Ohio University students work with some of the world’s top engineers and scientists, and sometimes the results are out of this world.
From its low-Earth orbit, the Bobcat-1 nanosatellite sent GPS data back to a ground station in Athens so researchers and students could study how to improve global navigation satellite systems such as GPS.
SpaceX rockets have taken multiple Ohio University experiments to the International Space Station as part of NASA’s Mission to the Moon project. OHIO researchers are using tiny worms to study nerve and muscle health, and tiny seedlings to look at plant growth in microgravity. These genetic experiments build from the Nobel Prize–winning work of an Ohio University alumnus who helped decipher the riddle of the ribosome—a molecule made up of RNA and protein foundational to life.
Another group of scientists used data from 20 years of ground-based observations of the night sky to map the expansion of the universe. They're now closing in on what happened a trillionth of a second after the Big Bang.

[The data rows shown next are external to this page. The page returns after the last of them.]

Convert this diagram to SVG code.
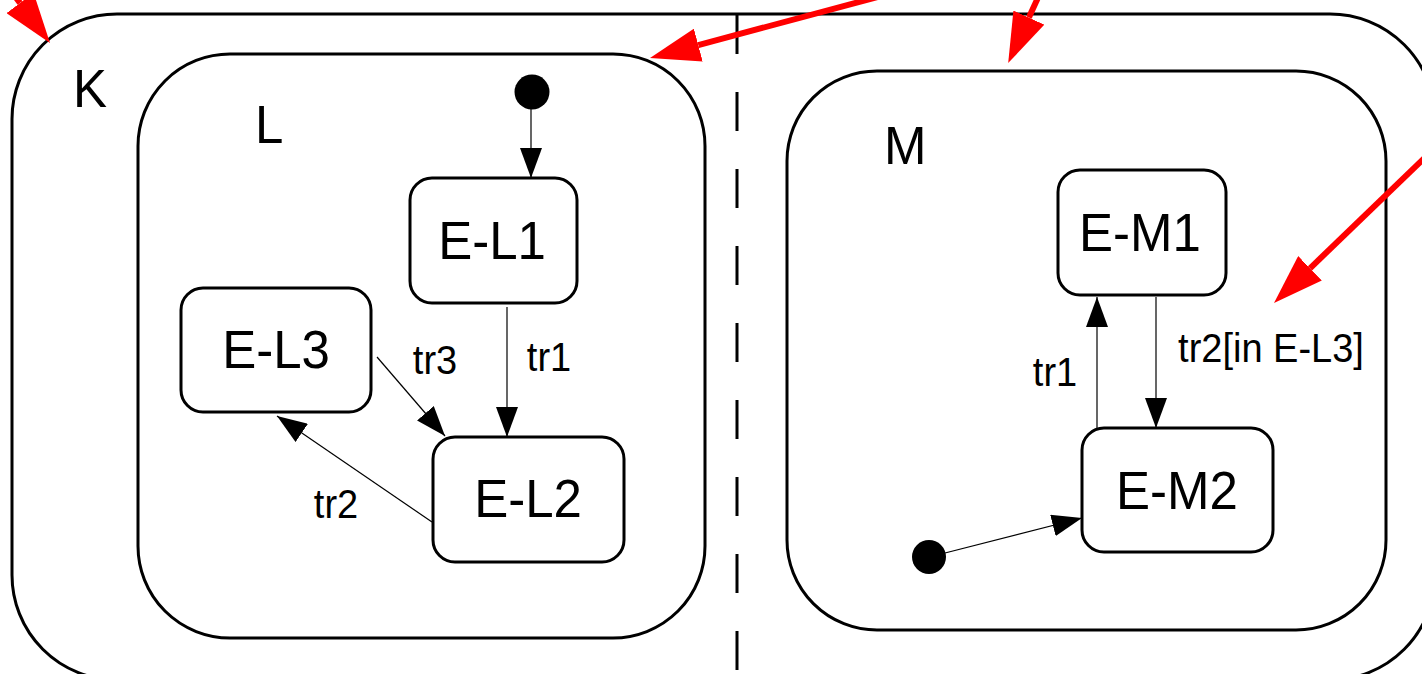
<svg xmlns="http://www.w3.org/2000/svg" width="1422" height="674" viewBox="0 0 1422 674">
<style>
.region{fill:none;stroke:#000;stroke-width:3}
.state{fill:#fff;stroke:#000;stroke-width:3}
.big{font-family:"Liberation Sans",Arial,sans-serif;font-size:51px;fill:#000}
.lbl{font-family:"Liberation Sans",Arial,sans-serif;font-size:38px;fill:#000}
.mid{text-anchor:middle}
.tr{stroke:#000;stroke-width:1.2;fill:none;marker-end:url(#ah)}
.red{stroke:#f00;stroke-width:6;fill:none;marker-end:url(#rh)}
.dash{stroke:#000;stroke-width:3;stroke-dasharray:39 38}
</style>
<defs>
<marker id="ah" markerUnits="userSpaceOnUse" markerWidth="30" markerHeight="22" refX="30" refY="11" orient="auto" viewBox="0 0 30 22">
<path d="M0,0 L30,11 L0,22 z" fill="#000"/>
</marker>
<marker id="rh" markerUnits="userSpaceOnUse" markerWidth="50" markerHeight="34" refX="0" refY="17" orient="auto" viewBox="0 0 50 34">
<path d="M0,0 L50,17 L0,34 z" fill="#f00"/>
</marker>
</defs>
<rect width="1422" height="674" fill="#fff"/>
<g id="K">
<rect class="region" x="12" y="14" width="1423" height="666" rx="105" ry="105"/>
<text class="big" transform="translate(73,107) scale(1,1.06)">K</text>
</g>
<g id="divider">
<line class="dash" x1="737" y1="15" x2="737" y2="674"/>
</g>
<g id="L">
<rect class="region" x="138" y="54" width="567" height="584" rx="92" ry="92"/>
<text class="big" transform="translate(255,143) scale(1,1.06)">L</text>
</g>
<g id="M">
<rect class="region" x="787" y="71" width="599" height="559" rx="90" ry="90"/>
<text class="big" transform="translate(884,164) scale(1,1.06)">M</text>
</g>
<g id="E-L1">
<rect class="state" x="410" y="178" width="167" height="125" rx="22" ry="22"/>
<text class="big mid" transform="translate(492,259) scale(1,1.06)">E-L1</text>
</g>
<g id="E-L3">
<rect class="state" x="181" y="288" width="190" height="124" rx="22" ry="22"/>
<text class="big mid" transform="translate(276,368) scale(1,1.06)">E-L3</text>
</g>
<g id="E-L2">
<rect class="state" x="433" y="437" width="191" height="125" rx="22" ry="22"/>
<text class="big mid" transform="translate(528,517) scale(1,1.06)">E-L2</text>
</g>
<g id="E-M1">
<rect class="state" x="1058" y="170" width="168" height="125" rx="22" ry="22"/>
<text class="big mid" transform="translate(1140,251) scale(1,1.06)">E-M1</text>
</g>
<g id="E-M2">
<rect class="state" x="1082" y="428" width="191" height="124" rx="22" ry="22"/>
<text class="big mid" transform="translate(1177,509) scale(1,1.06)">E-M2</text>
</g>
<g id="init-L">
<circle cx="532" cy="92" r="17.5" fill="#000"/>
</g>
<g id="init-M">
<circle cx="929" cy="557" r="17" fill="#000"/>
</g>
<g id="connectors">
<line class="tr" x1="531" y1="108" x2="531" y2="178"/>
<line class="tr" x1="507" y1="307" x2="507" y2="437"/>
<line class="tr" x1="377" y1="357" x2="445" y2="436"/>
<line class="tr" x1="432" y1="522" x2="277" y2="416"/>
<line class="tr" x1="1097" y1="428" x2="1097" y2="297"/>
<line class="tr" x1="1156" y1="297" x2="1156" y2="428"/>
<line class="tr" x1="945" y1="553" x2="1082" y2="518"/>
<text class="lbl mid" transform="translate(435,374) scale(1,1.06)">tr3</text>
<text class="lbl mid" transform="translate(549,371) scale(1,1.06)">tr1</text>
<text class="lbl mid" transform="translate(336,518) scale(1,1.06)">tr2</text>
<text class="lbl mid" transform="translate(1055,386) scale(1,1.06)">tr1</text>
<text class="lbl mid" transform="translate(1271,362) scale(1,1.06)">tr2[in E-L3]</text>
</g>
<g id="red-arrows">
<line class="red" x1="-10" y1="-37" x2="20" y2="3"/>
<line class="red" x1="900" y1="-9" x2="698.3" y2="45.1"/>
<line class="red" x1="1046" y1="-20" x2="1028.9" y2="17.6"/>
<line class="red" x1="1440" y1="143" x2="1310" y2="268.3"/>
</g>
</svg>
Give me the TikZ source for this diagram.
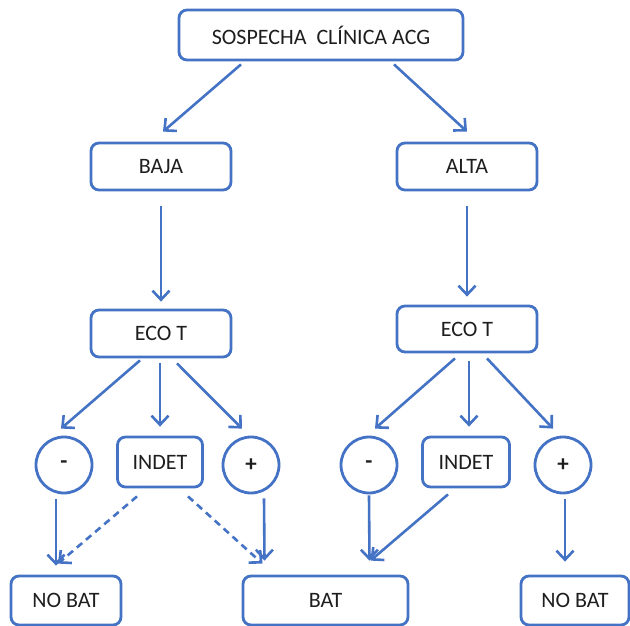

OHIO alumni can be found driving change in areas such as energy and the environment, nanotechnology, biomedical engineering, avionics, biochemistry, and more. One of them is even mapping Mars and picking landing spots for the rover.
Ohio University students are 21st-century problem solvers. They explore questions that need answers. The experience they get working in faculty labs, doing internships, and learning how to be of service to the world springboards them into top graduate schools and highly successful careers. And the bonds they build at OHIO are unbreakable.